What the exercise asks
Make an exact copy, from the records below, of the lines from the line containing "Write a Python" to the line containing "cuts = 'p>1GeV\npT>100MeV,\ncos$\\theta$<0.99'", both lines included, excluding pictures.

Records supplied
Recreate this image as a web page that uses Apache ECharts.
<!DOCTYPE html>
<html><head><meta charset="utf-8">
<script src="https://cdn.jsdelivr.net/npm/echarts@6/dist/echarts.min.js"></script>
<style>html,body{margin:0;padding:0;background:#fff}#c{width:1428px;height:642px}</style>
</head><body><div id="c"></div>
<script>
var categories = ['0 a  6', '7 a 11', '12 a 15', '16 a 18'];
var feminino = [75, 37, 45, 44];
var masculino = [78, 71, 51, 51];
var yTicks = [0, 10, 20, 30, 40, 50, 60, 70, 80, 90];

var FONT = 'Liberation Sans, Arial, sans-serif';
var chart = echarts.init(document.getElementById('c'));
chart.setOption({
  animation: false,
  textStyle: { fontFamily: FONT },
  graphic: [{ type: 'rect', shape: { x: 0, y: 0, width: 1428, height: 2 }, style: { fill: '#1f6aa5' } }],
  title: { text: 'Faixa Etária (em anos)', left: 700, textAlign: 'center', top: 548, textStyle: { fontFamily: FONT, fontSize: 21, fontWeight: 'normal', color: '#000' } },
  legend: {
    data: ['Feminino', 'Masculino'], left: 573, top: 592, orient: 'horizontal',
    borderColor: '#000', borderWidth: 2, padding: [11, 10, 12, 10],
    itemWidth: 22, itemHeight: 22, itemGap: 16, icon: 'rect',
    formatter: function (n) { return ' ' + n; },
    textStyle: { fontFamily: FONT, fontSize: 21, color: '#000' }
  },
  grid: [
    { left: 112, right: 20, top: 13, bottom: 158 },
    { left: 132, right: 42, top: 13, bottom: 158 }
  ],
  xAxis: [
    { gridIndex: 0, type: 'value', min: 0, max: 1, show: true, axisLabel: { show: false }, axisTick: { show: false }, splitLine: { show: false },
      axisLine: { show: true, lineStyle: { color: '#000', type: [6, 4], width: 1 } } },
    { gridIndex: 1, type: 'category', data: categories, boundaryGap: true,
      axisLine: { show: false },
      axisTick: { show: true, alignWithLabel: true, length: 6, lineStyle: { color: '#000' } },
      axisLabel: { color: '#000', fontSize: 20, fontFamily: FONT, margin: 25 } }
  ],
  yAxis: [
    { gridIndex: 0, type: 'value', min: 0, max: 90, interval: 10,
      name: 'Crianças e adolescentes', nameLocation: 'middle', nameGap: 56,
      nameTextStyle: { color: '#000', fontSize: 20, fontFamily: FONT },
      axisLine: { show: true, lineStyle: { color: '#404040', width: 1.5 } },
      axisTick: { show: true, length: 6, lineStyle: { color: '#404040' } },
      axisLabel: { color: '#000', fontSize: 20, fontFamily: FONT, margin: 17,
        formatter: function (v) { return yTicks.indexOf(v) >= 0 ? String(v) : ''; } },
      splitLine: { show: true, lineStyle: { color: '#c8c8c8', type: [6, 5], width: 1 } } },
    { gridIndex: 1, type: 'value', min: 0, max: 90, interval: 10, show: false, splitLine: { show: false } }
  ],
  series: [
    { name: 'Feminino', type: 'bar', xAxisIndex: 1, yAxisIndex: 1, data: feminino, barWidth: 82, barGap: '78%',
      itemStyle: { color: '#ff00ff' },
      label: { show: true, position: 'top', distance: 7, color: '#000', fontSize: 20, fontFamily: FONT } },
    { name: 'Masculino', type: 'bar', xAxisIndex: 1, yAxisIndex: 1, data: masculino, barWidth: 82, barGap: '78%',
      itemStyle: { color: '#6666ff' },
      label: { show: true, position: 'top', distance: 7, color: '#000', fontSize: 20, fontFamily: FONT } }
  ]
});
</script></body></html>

==

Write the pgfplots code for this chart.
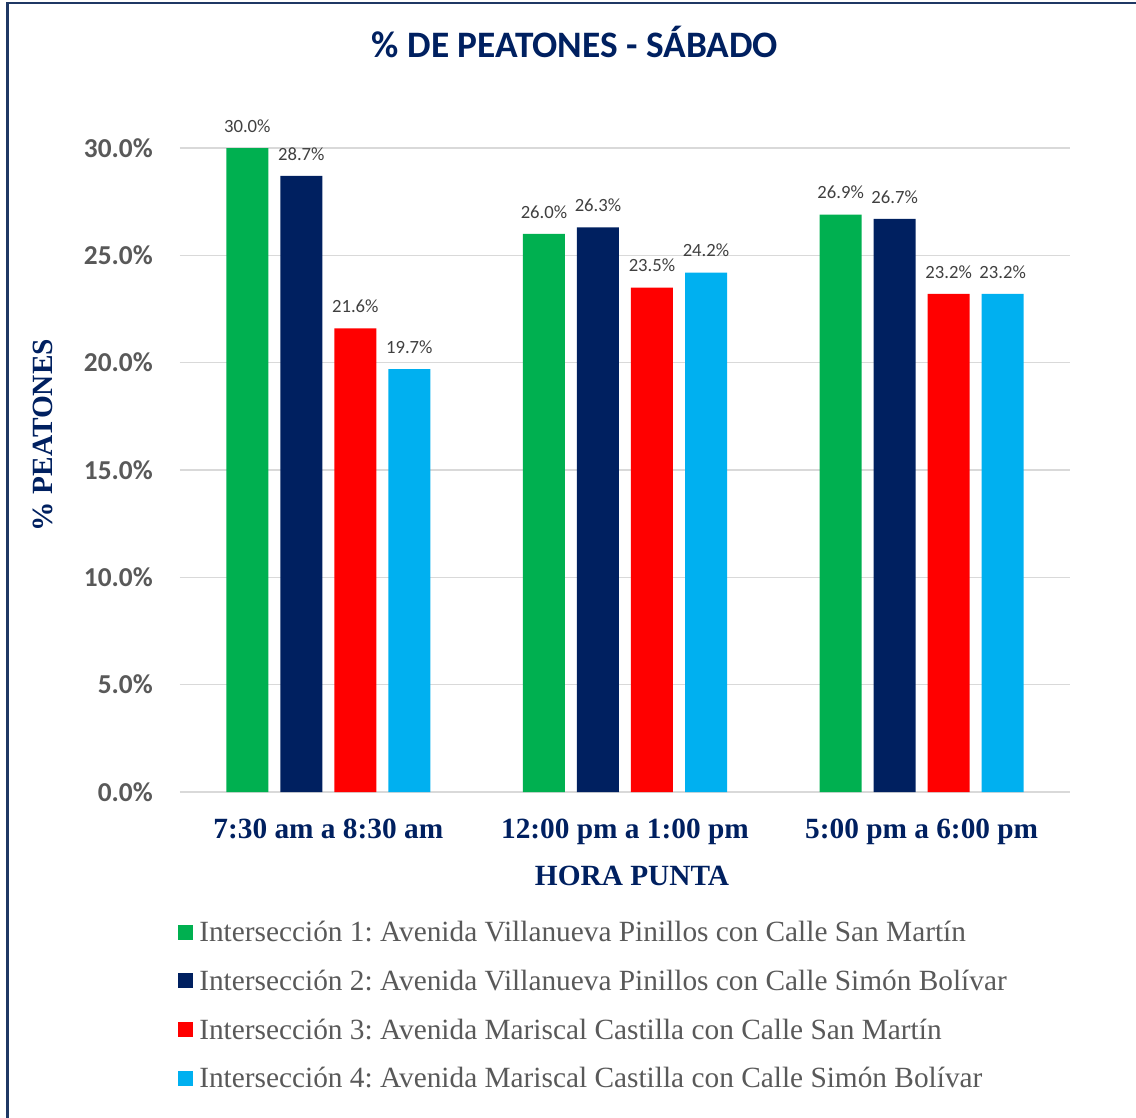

...

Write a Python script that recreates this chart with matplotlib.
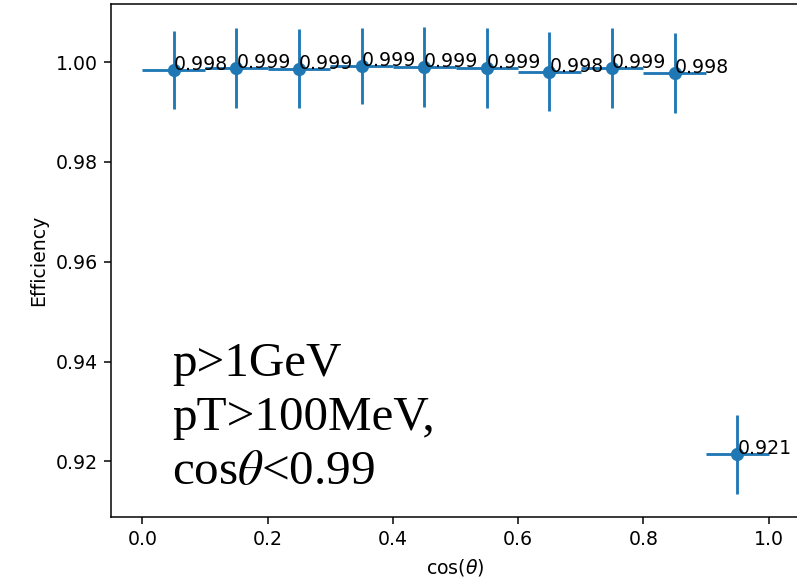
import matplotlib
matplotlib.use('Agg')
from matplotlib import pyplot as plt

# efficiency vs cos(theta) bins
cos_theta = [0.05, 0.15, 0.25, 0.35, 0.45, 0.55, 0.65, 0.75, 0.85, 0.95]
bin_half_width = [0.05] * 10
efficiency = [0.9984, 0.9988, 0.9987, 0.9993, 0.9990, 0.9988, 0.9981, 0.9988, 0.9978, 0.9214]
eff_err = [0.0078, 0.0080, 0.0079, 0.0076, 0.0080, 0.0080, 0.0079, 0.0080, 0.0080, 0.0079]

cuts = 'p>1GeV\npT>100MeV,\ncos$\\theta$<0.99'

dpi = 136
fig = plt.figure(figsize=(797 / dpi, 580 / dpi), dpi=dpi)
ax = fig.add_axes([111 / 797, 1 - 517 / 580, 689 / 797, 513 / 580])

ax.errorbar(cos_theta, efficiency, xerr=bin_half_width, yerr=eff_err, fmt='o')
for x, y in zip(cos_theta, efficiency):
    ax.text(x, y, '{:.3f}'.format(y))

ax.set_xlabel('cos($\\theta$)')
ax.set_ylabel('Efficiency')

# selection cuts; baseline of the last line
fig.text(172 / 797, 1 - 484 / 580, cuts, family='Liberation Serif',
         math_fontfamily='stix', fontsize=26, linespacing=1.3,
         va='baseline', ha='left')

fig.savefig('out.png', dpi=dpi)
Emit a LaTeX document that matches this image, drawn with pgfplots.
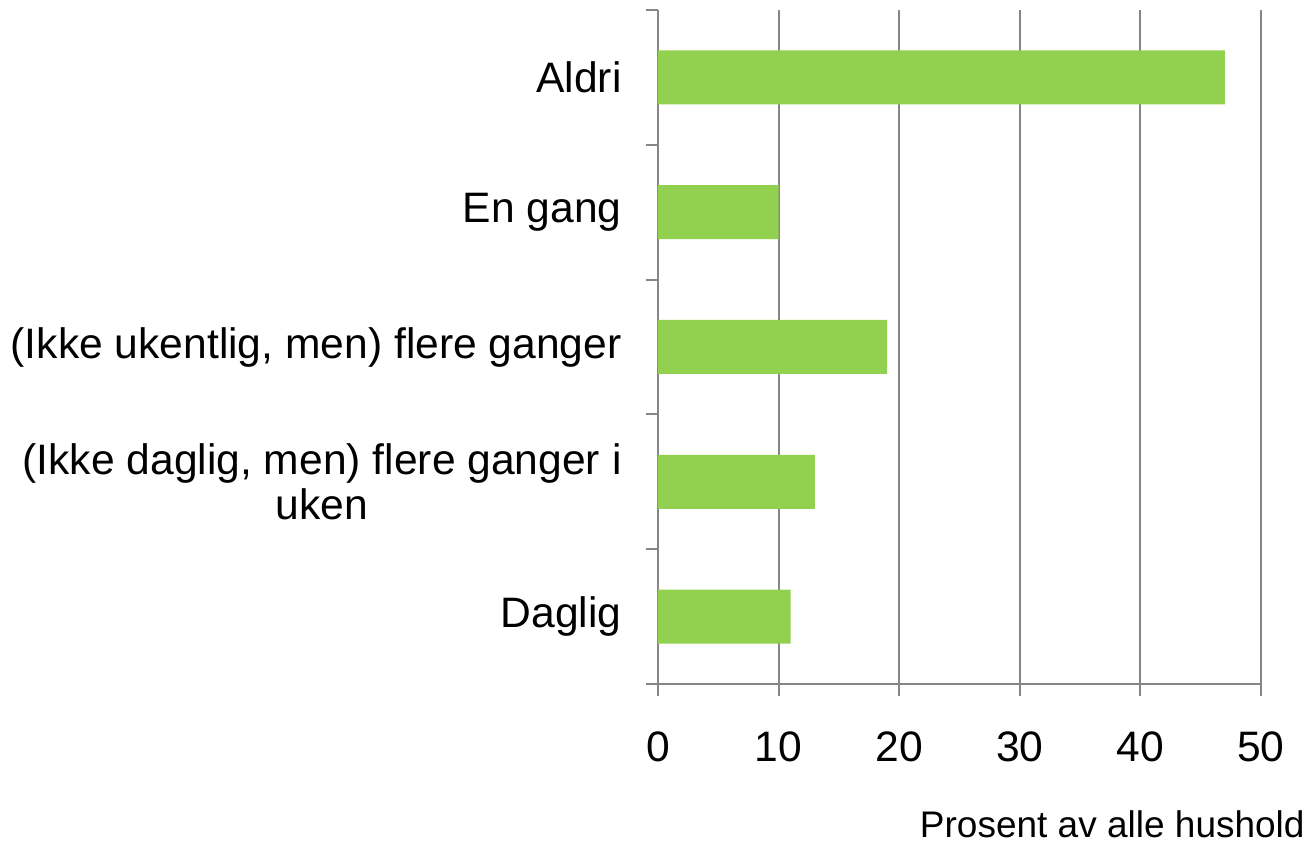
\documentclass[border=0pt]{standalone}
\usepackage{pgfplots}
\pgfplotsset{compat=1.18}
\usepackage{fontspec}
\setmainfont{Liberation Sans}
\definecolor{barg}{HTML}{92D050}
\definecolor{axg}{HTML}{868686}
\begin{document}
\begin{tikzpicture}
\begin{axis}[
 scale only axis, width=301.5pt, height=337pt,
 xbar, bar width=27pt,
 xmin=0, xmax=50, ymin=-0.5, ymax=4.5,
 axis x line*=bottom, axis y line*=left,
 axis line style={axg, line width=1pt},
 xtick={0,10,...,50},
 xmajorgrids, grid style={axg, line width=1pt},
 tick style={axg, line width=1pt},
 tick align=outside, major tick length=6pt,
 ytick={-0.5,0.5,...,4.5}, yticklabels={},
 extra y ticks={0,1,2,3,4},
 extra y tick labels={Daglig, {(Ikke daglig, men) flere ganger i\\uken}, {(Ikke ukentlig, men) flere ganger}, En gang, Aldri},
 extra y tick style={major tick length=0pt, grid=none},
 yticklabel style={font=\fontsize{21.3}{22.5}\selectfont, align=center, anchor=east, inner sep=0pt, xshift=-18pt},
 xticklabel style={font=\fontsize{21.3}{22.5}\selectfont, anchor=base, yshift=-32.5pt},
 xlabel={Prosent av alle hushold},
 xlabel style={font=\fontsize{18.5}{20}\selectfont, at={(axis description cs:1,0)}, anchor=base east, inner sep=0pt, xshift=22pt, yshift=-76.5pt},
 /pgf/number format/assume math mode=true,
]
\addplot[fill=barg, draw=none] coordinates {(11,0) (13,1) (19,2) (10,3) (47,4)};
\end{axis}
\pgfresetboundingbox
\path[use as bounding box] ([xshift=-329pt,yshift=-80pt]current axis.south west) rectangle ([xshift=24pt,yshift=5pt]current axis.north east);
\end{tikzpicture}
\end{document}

Response
Write a Python script that recreates this chart with matplotlib.
import matplotlib
matplotlib.use('Agg')
from matplotlib import pyplot as plt

# efficiency vs cos(theta) bins
cos_theta = [0.05, 0.15, 0.25, 0.35, 0.45, 0.55, 0.65, 0.75, 0.85, 0.95]
bin_half_width = [0.05] * 10
efficiency = [0.9984, 0.9988, 0.9987, 0.9993, 0.9990, 0.9988, 0.9981, 0.9988, 0.9978, 0.9214]
eff_err = [0.0078, 0.0080, 0.0079, 0.0076, 0.0080, 0.0080, 0.0079, 0.0080, 0.0080, 0.0079]

cuts = 'p>1GeV\npT>100MeV,\ncos$\\theta$<0.99'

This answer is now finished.